Lower Interest Rates to Reduce Monthly Payments

One of the primary advantages of refinancing your mortgage is the potential to secure a lower interest rate, which can significantly decrease your monthly payments. For self-employed individuals whose income may fluctuate, reducing monthly expenses is crucial. For instance, if you currently have a 5-year variable rate mortgage at 6.2% on an $800,000 loan, refinancing to a rate of 4.9% could save you approximately $847 monthly and over $50,000 in interest over the mortgage’s life.

Calculate the Break-even Point

Before proceeding, consider the break-even point—the time it takes for the savings gained from a lower interest rate to surpass the refinancing costs. This calculation is vital for ensuring that refinancing will benefit your financial situation in the long term.

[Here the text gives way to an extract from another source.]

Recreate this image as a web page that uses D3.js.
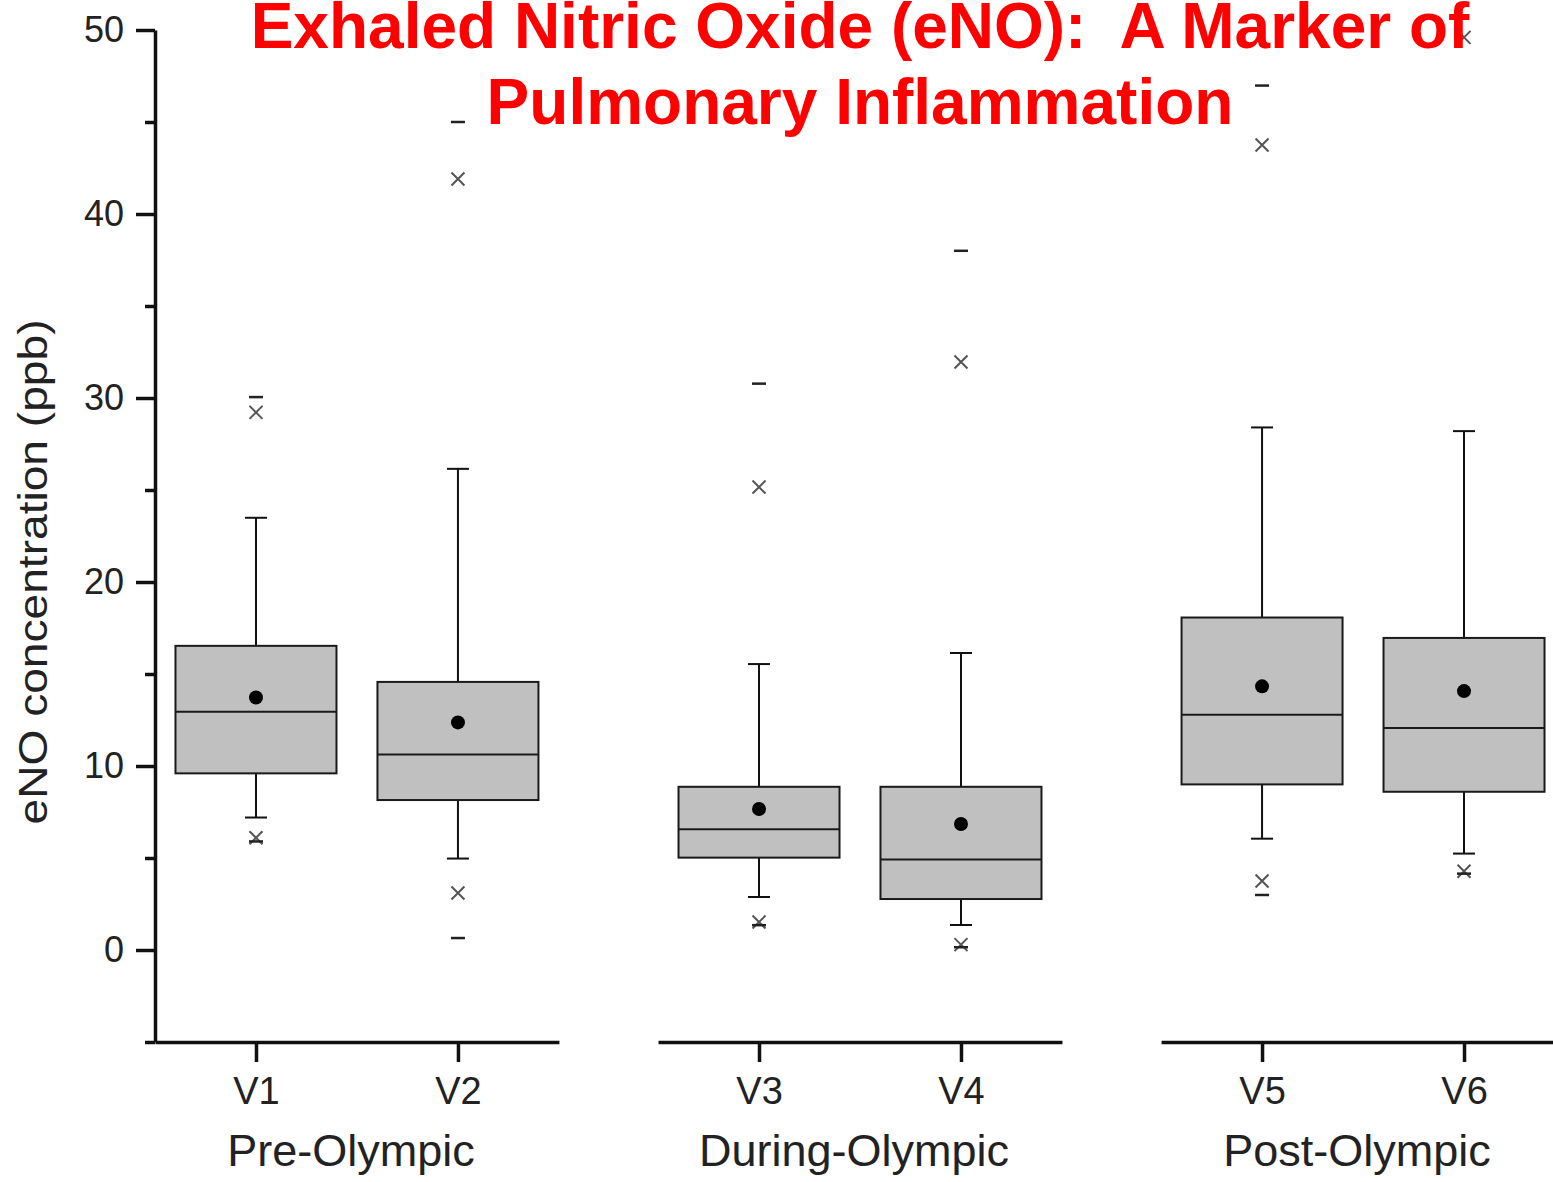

Improved Cash Flow for Business and Personal Use

Refinancing can free up cash each month, which you can redirect towards business growth, debt reduction, or investment opportunities. With lower monthly payments, you have more flexibility to manage cash flow, which is particularly beneficial for self-employed professionals who need to balance business and personal finances.

Consider Long-term Impacts

Although reducing your monthly payments can increase your immediate cash flow, it’s essential to consider the long-term implications, such as potentially higher total interest costs over an extended loan term.

Consolidating Debt to Simplify Your Finances

Refinancing can consolidate these into one lower-interest payment for self-employed individuals juggling business loans, credit cards, and other debts. This move not only simplifies your financial management but can also reduce the amount you pay in interest, making it easier to manage your cash flow.

Evaluate Total Interest Costs

While debt consolidation can lower your monthly payments, assessing how it might affect your total interest costs over time is crucial, ensuring it aligns with your financial strategies.

Switching from Variable to Fixed-Rate Mortgages

Refinancing allows you to switch from a variable-rate mortgage to a fixed-rate mortgage, offering stability and predictability in your monthly payments—key for self-employed individuals who need to plan their finances meticulously.

Analyze Market Conditions

Consider current and projected market conditions. If rates are expected to rise, locking in a fixed rate might save money in the long term. Conversely, if rates are dropping, a variable rate could be more advantageous initially.